_Goal_
Write the listing out again, all of it, word for word.
▼
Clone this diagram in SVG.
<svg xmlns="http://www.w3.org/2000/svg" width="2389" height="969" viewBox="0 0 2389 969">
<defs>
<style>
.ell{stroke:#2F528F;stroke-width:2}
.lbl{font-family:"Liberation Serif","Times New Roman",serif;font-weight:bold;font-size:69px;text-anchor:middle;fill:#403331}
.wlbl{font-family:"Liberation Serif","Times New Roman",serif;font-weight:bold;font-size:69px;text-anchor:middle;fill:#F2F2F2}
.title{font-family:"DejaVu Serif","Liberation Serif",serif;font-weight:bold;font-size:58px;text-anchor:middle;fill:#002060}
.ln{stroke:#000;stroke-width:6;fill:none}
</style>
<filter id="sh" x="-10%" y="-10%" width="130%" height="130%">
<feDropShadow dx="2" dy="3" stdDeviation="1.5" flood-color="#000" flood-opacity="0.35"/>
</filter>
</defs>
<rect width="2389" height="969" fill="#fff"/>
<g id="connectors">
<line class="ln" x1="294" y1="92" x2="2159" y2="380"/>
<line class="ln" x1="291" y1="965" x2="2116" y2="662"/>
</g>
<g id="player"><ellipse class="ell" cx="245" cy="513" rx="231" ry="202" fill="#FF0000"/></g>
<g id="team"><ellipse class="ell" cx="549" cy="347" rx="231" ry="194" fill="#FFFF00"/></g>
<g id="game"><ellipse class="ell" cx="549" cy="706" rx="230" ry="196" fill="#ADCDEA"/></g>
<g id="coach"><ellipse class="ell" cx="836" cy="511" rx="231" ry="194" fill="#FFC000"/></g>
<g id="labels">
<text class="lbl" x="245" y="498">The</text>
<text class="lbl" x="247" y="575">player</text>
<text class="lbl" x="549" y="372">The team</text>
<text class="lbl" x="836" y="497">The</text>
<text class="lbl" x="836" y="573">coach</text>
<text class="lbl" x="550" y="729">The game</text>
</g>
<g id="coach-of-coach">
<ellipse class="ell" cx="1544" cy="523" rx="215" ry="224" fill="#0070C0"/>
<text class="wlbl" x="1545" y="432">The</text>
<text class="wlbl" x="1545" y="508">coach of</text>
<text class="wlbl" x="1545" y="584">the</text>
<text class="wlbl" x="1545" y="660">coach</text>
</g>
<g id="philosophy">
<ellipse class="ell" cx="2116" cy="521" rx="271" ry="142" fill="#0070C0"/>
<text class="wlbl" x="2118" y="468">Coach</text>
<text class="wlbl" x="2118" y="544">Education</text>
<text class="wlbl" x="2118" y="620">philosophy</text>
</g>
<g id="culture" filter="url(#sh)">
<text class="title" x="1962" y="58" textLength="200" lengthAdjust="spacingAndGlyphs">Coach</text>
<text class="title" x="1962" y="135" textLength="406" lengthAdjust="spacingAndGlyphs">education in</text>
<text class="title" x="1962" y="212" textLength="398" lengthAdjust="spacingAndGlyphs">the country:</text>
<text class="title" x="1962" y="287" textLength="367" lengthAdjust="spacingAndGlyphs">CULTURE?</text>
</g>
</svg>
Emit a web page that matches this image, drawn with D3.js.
▲
_Complete output_
Clone this diagram in SVG.
<svg xmlns="http://www.w3.org/2000/svg" width="2389" height="969" viewBox="0 0 2389 969">
<defs>
<style>
.ell{stroke:#2F528F;stroke-width:2}
.lbl{font-family:"Liberation Serif","Times New Roman",serif;font-weight:bold;font-size:69px;text-anchor:middle;fill:#403331}
.wlbl{font-family:"Liberation Serif","Times New Roman",serif;font-weight:bold;font-size:69px;text-anchor:middle;fill:#F2F2F2}
.title{font-family:"DejaVu Serif","Liberation Serif",serif;font-weight:bold;font-size:58px;text-anchor:middle;fill:#002060}
.ln{stroke:#000;stroke-width:6;fill:none}
</style>
<filter id="sh" x="-10%" y="-10%" width="130%" height="130%">
<feDropShadow dx="2" dy="3" stdDeviation="1.5" flood-color="#000" flood-opacity="0.35"/>
</filter>
</defs>
<rect width="2389" height="969" fill="#fff"/>
<g id="connectors">
<line class="ln" x1="294" y1="92" x2="2159" y2="380"/>
<line class="ln" x1="291" y1="965" x2="2116" y2="662"/>
</g>
<g id="player"><ellipse class="ell" cx="245" cy="513" rx="231" ry="202" fill="#FF0000"/></g>
<g id="team"><ellipse class="ell" cx="549" cy="347" rx="231" ry="194" fill="#FFFF00"/></g>
<g id="game"><ellipse class="ell" cx="549" cy="706" rx="230" ry="196" fill="#ADCDEA"/></g>
<g id="coach"><ellipse class="ell" cx="836" cy="511" rx="231" ry="194" fill="#FFC000"/></g>
<g id="labels">
<text class="lbl" x="245" y="498">The</text>
<text class="lbl" x="247" y="575">player</text>
<text class="lbl" x="549" y="372">The team</text>
<text class="lbl" x="836" y="497">The</text>
<text class="lbl" x="836" y="573">coach</text>
<text class="lbl" x="550" y="729">The game</text>
</g>
<g id="coach-of-coach">
<ellipse class="ell" cx="1544" cy="523" rx="215" ry="224" fill="#0070C0"/>
<text class="wlbl" x="1545" y="432">The</text>
<text class="wlbl" x="1545" y="508">coach of</text>
<text class="wlbl" x="1545" y="584">the</text>
<text class="wlbl" x="1545" y="660">coach</text>
</g>
<g id="philosophy">
<ellipse class="ell" cx="2116" cy="521" rx="271" ry="142" fill="#0070C0"/>
<text class="wlbl" x="2118" y="468">Coach</text>
<text class="wlbl" x="2118" y="544">Education</text>
<text class="wlbl" x="2118" y="620">philosophy</text>
</g>
<g id="culture" filter="url(#sh)">
<text class="title" x="1962" y="58" textLength="200" lengthAdjust="spacingAndGlyphs">Coach</text>
<text class="title" x="1962" y="135" textLength="406" lengthAdjust="spacingAndGlyphs">education in</text>
<text class="title" x="1962" y="212" textLength="398" lengthAdjust="spacingAndGlyphs">the country:</text>
<text class="title" x="1962" y="287" textLength="367" lengthAdjust="spacingAndGlyphs">CULTURE?</text>
</g>
</svg>
Emit a web page that matches this image, drawn with D3.js.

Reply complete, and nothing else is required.